Postby Mountain » Mon Oct 04, 2021 10:39 am

Best to leave abrasives as a last resort...

If you do need to resort to harsher treatment such as abrasives I have done so using the following proceedure.

When making my own track I can get situations where rails need to be filed down, and I do this by first filing the track and restoring the nice smooth top surface by first being harsh with the track cleaning rubber, and as the rails start to take shape I then lessen my force until finally I am giving the surface a rather light polish. This removes the scratches left by filing. Understandably when I was experimenting with making my own track I did need to do a bit of filing. I also had made the odd mistake where my minidrills chuck accidently gouged out the odd chunk of metal from the railhead due to the angles I was trying to work with while using a cutting disc, so I used solder as a filler to remedy this and it works well as I would have to give the rails a good polish up and examine them just to find the soldered repairs as they blend in so well they are not easy to see.

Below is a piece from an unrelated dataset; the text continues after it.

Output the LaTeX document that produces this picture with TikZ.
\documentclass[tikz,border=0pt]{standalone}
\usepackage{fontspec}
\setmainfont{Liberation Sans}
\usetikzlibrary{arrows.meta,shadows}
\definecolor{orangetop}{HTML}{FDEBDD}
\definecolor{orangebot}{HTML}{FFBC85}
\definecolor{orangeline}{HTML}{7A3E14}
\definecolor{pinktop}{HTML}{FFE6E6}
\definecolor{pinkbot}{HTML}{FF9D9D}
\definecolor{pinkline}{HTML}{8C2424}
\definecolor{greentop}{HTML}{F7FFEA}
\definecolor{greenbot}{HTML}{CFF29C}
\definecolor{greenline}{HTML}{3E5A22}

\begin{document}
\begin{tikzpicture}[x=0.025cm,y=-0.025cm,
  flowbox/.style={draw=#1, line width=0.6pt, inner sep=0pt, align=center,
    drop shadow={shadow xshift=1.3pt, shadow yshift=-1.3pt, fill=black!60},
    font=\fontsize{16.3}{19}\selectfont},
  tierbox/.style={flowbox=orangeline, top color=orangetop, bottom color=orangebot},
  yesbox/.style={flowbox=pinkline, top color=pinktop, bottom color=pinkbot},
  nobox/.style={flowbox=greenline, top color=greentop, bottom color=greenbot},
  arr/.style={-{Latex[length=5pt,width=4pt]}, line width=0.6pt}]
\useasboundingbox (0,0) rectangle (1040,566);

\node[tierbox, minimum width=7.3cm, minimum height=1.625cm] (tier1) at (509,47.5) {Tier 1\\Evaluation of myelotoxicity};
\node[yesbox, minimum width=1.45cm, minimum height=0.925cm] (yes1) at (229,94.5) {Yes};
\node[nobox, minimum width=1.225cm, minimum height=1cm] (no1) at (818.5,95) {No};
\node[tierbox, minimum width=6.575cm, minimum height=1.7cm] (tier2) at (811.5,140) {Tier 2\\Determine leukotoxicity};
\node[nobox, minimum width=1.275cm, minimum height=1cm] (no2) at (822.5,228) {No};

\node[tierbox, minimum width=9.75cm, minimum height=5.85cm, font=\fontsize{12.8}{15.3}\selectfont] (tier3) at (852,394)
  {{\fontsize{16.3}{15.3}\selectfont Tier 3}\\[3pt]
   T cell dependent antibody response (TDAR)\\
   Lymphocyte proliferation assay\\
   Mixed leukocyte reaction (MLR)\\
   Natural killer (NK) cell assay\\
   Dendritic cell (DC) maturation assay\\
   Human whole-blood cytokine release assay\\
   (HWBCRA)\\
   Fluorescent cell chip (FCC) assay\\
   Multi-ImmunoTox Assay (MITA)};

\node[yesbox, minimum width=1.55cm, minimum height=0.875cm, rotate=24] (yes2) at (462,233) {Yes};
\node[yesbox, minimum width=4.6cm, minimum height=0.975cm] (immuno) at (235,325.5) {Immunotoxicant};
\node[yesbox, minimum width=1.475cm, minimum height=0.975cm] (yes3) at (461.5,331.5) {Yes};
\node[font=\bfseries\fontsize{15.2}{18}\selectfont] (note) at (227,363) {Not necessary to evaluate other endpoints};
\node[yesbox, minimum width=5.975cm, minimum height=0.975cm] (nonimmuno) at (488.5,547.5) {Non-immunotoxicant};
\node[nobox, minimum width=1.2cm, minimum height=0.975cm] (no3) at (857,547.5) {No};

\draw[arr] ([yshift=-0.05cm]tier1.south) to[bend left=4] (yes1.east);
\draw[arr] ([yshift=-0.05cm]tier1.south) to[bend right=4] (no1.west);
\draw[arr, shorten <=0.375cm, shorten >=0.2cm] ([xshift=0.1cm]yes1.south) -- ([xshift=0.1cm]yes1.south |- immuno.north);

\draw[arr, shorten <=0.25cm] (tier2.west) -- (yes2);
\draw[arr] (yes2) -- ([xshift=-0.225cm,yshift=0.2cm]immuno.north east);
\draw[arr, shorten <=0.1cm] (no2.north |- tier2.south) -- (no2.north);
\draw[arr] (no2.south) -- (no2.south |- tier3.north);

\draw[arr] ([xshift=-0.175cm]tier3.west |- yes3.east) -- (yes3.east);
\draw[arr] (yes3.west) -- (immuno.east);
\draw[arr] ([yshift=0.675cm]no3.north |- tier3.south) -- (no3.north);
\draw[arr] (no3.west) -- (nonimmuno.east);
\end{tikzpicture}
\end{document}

If you can though, try less drastic means first as it is a lot easier then correcting mistakes if one messes it up with a file. If one ever has to use a file on track, go easy and steady. Never rush, and then use a track cleaning rubber from then on in to restore the track to a smooth flat level rail surface. It does take time to shine so be patient if one ever needs to do this... Try Bufferstop's or B308's methods first as they should work and are less extreme.